Alcohol industry seeks to lock in pandemic gains
Brewers, distillers and restaurants across the country are pushing legislators to make permanent some of the emergency provisions states enacted as coronavirus lockdowns took effect last year, a catalytic event that did more to liberalize alcohol regulations than anything since the end of Prohibition.
As mayors and governors put their constituents under stay-at-home orders last year, most elected officials decided to include the alcohol industry on their lists of essential businesses. Many rolled back century-old rules that banned certain types of sales of alcohol, from home delivery to takeout.
Thirty-three states and the District of Columbia now allow to-go sales of alcoholic beverages at restaurants and bars. Before the pandemic, no state allowed to-go sales.
The new rules amounted to a two-tiered bet, experts and industry insiders said: Allowing more sales of alcohol could help save the bars and restaurants put most at risk by the economic calamity of lockdowns, while restricting access to alcohol would prove disastrously unpopular at a stressful moment of crisis.
“Alcohol laws have changed more dramatically in the last year than they have at any point since 1933,” said Ethan Davis, a former deputy assistant U.S. attorney general who wrote on the history of alcohol regulations at Yale Law School. “When you’re in a situation of total crisis where people are really suffering, like they were back in the 1930s during the Depression and now during the pandemic, people want easy access to alcohol in those situations, not difficult access.”
Alcohol industry lobbyists moved quickly to get their establishments included on the list of essential workers. Those lobbyists started in New York, where the state liquor authority ruled that Gov. Andrew Cuomo’s (D) decision to list bar and restaurant workers as essential extended to breweries, distilleries and wineries.

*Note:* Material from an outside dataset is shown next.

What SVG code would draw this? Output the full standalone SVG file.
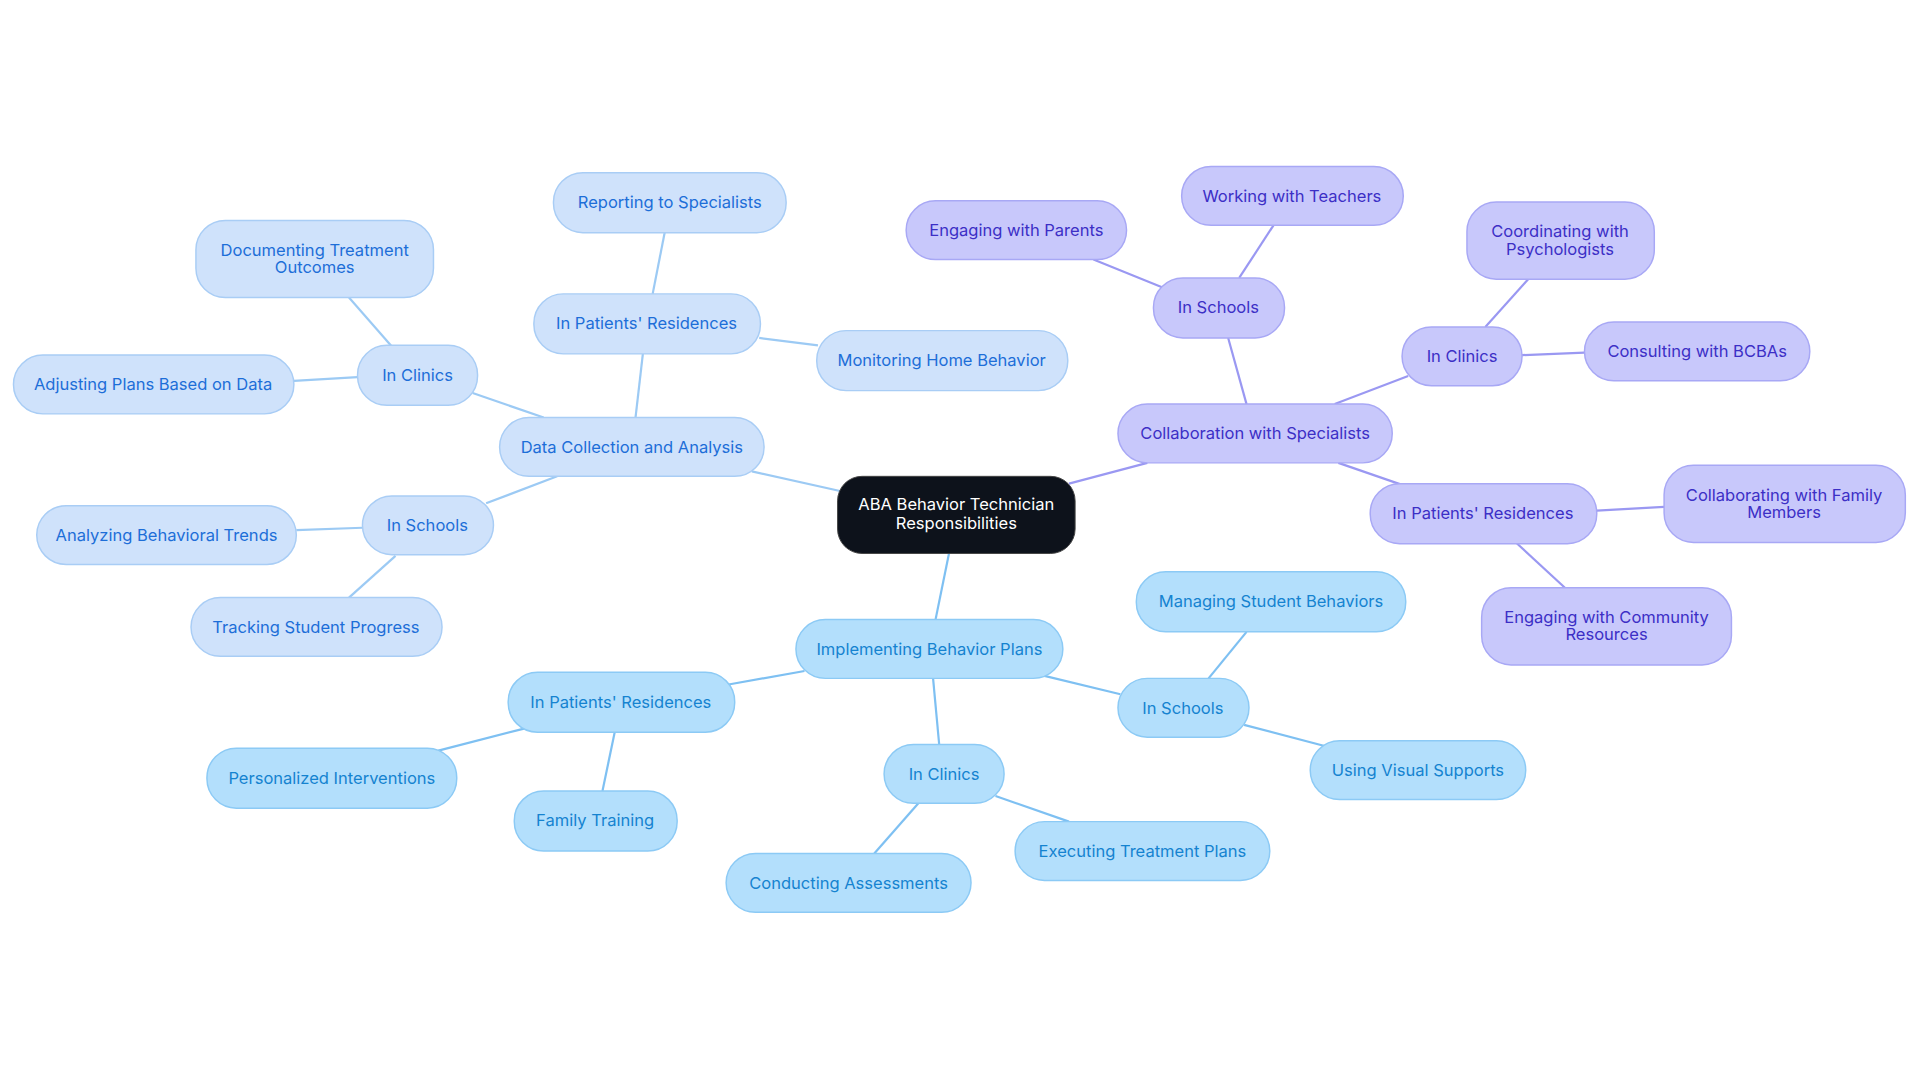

“We were able to take that example and go state by state, and talk with governors and regulators in control states,” said David Wojnar, who heads state public policy at the Distilled Spirits Council. “What’s happened in the pandemic when things are locked down is that the consumer experience shifted to the home.”
For restaurants, the new rules were an essential balm at a critical time. Alcohol sales make up a substantial portion of a dining establishment’s bottom line. A survey by the National Restaurant Association estimated that restaurants allowed to sell alcohol to go hired back an average of one to two more employees than those that were not.
“Alcohol sales in general, whether it be cocktail or wine sales, depending on the concept are probably 40 to 50 percent of your regular dining revenue,” said Kelly Clancy, a partner at the Chicago-based restaurant group Lettuce Entertain You. “We were extremely excited, because we were looking for any sort of creative outlet to generate revenue. This allowed us to have a revenue stream we never had previously.”
But the industry itself has suffered along with the rest of the in-person retail sector. An analysis by the Beer Institute estimated the pandemic caused a nearly $20 billion drop in retail beer sales over the last year.
The new rules shed light on one of the nation’s most strictly — and unevenly — regulated industries. While the 21st Amendment repealed Prohibition in 1933, it left rules governing the industry up to the states.
Today, the relics of Prohibition remain. Each state requires alcoholic beverage producers to follow different rules, and sometimes those rules vary even by county.
Some states allow consumers to order alcohol shipped to their door, while others do not. Most states have liberalized laws allowing distilleries or breweries to operate tasting rooms, a new revenue stream that did not exist in the 1980s.
To this day, there are still dry counties or cities across the South, Appalachia and Pennsylvania.
In Virginia, a customer visiting a distillery is only allowed to consume three ounces of liquor, unless they are in one of the nine counties that prohibit the retail sale of distilled spirits. At the bar down the street, that consumer can order all the shots they like.
“We still have a lot of rules in place preventing access to alcohol in different ways. In some states you can’t get alcohol in grocery stores, or in some states you can’t get alcohol delivered to your door,” said Jarrett Dieterle, a senior fellow at the R Street Institute and author of “Give Me Liberty And Give Me A Drink.” “When you have an exogenous shock like Covid, it makes you rethink a lot of public policy.”
Now, the industry is trying to make permanent the gains that occurred so suddenly. Legislation to codify to-go alcoholic beverages has been introduced in each of the 33 states that temporarily allowed it a year ago, though the progress of those bills has been uneven.
“We’d love to see cocktails to go made permanent throughout the states. We also recognize the legislative process,” Wojnar said. “The more stability that the bars and restaurants have knowing what the rules are will help them with their business models.”
It is unclear whether post-pandemic consumer trends will continue rewarding to-go alcohol sales, or if Americans will return en masse to bars and restaurants. Clancy said she expected some of her company’s new products — virtual cocktail classes and virtual wine tastings have been a hit — will continue.
But in the nine decades since the end of Prohibition, the legal trends have all gone in the same liberalizing direction — albeit far more glacially than the tectonic shift of the last year.
“It’s going to be very hard to put the toothpaste back in the tube. We have become such a consumer economy that expects things to be able to be delivered to us on demand,” Dieterle said. “Consumers just expect that convenience.”